::: MATERIAL :::

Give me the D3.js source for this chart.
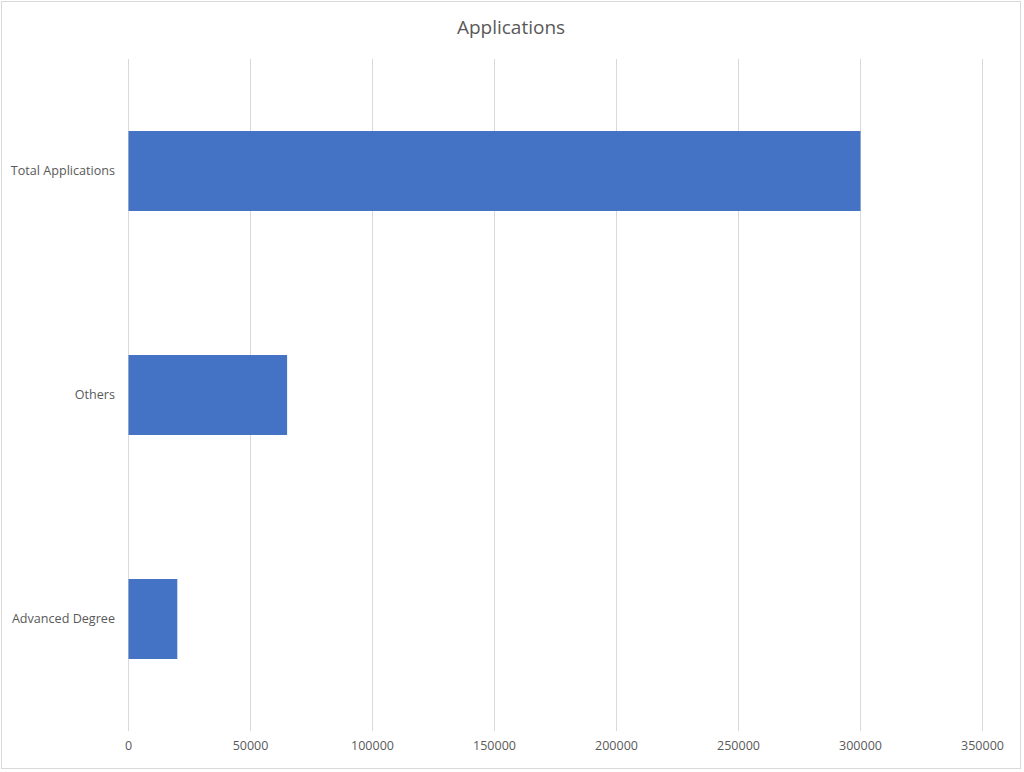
<!DOCTYPE html>
<html>
<head>
<meta charset="utf-8">
<script src="https://cdn.jsdelivr.net/npm/d3@7"></script>
<style>
  html, body { margin: 0; padding: 0; background: #fff; }
  svg { display: block; font-family: "Open Sans", "Noto Sans", sans-serif; }
</style>
</head>
<body>
<svg width="1024" height="772"></svg>
<script>
const width = 1024, height = 772;
const svg = d3.select("svg");

// Data
const categories = ["Total Applications", "Others", "Advanced Degree"];
const values = [300000, 65000, 20000];
const xTicks = [0, 50000, 100000, 150000, 200000, 250000, 300000, 350000];

const margin = { top: 59, right: 42, bottom: 41, left: 128 };

// Chart border
svg.append("rect")
  .attr("x", 1.5).attr("y", 1.5)
  .attr("width", 1019).attr("height", 767)
  .attr("fill", "#fff")
  .attr("stroke", "#d9d9d9");

// Scales
const x = d3.scaleLinear()
  .domain([0, 350000])
  .range([margin.left, width - margin.right]);

const y = d3.scaleBand()
  .domain(categories)
  .range([margin.top, height - margin.bottom])
  .paddingInner(0.643)
  .paddingOuter(0.3215);

// Gridlines
svg.append("g")
  .selectAll("line")
  .data(xTicks)
  .join("line")
  .attr("x1", d => Math.round(x(d)) + 0.5)
  .attr("x2", d => Math.round(x(d)) + 0.5)
  .attr("y1", margin.top)
  .attr("y2", height - margin.bottom)
  .attr("stroke", "#d9d9d9");

// Bars
svg.append("g")
  .selectAll("rect")
  .data(categories)
  .join("rect")
  .attr("x", x(0) + 0.5)
  .attr("y", d => y(d))
  .attr("width", (d, i) => x(values[i]) - x(0))
  .attr("height", y.bandwidth())
  .attr("fill", "#4472c4");

// X axis labels
const xAxis = d3.axisBottom(x).tickValues(xTicks).tickSize(0).tickPadding(10)
  .tickFormat(d3.format("d"));
svg.append("g")
  .attr("transform", `translate(0,${height - margin.bottom})`)
  .call(xAxis)
  .call(g => g.select(".domain").remove())
  .call(g => g.selectAll("text")
    .attr("fill", "#595959")
    .attr("font-size", 12.5)
    .attr("font-family", "'Open Sans', sans-serif"));

// Y axis labels
const yAxis = d3.axisLeft(y).tickSize(0).tickPadding(13);
svg.append("g")
  .attr("transform", `translate(${margin.left},0)`)
  .call(yAxis)
  .call(g => g.select(".domain").remove())
  .call(g => g.selectAll("text")
    .attr("fill", "#595959")
    .attr("font-size", 12.6)
    .attr("font-family", "'Open Sans', sans-serif"));

// Title
svg.append("text")
  .attr("x", 511)
  .attr("y", 34)
  .attr("text-anchor", "middle")
  .attr("fill", "#595959")
  .attr("font-size", 19)
  .text("Applications");
</script>
</body>
</html>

:::

REQUIREMENTS ::
Only lines belong in the copy: transcribe those from the start of the data through the line that contains "width - margin.right]);", and skip the pictures.

ANSWER TO THE PROBLEM ::
Give me the D3.js source for this chart.
<!DOCTYPE html>
<html>
<head>
<meta charset="utf-8">
<script src="https://cdn.jsdelivr.net/npm/d3@7"></script>
<style>
  html, body { margin: 0; padding: 0; background: #fff; }
  svg { display: block; font-family: "Open Sans", "Noto Sans", sans-serif; }
</style>
</head>
<body>
<svg width="1024" height="772"></svg>
<script>
const width = 1024, height = 772;
const svg = d3.select("svg");

// Data
const categories = ["Total Applications", "Others", "Advanced Degree"];
const values = [300000, 65000, 20000];
const xTicks = [0, 50000, 100000, 150000, 200000, 250000, 300000, 350000];

const margin = { top: 59, right: 42, bottom: 41, left: 128 };

// Chart border
svg.append("rect")
  .attr("x", 1.5).attr("y", 1.5)
  .attr("width", 1019).attr("height", 767)
  .attr("fill", "#fff")
  .attr("stroke", "#d9d9d9");

// Scales
const x = d3.scaleLinear()
  .domain([0, 350000])
  .range([margin.left, width - margin.right]);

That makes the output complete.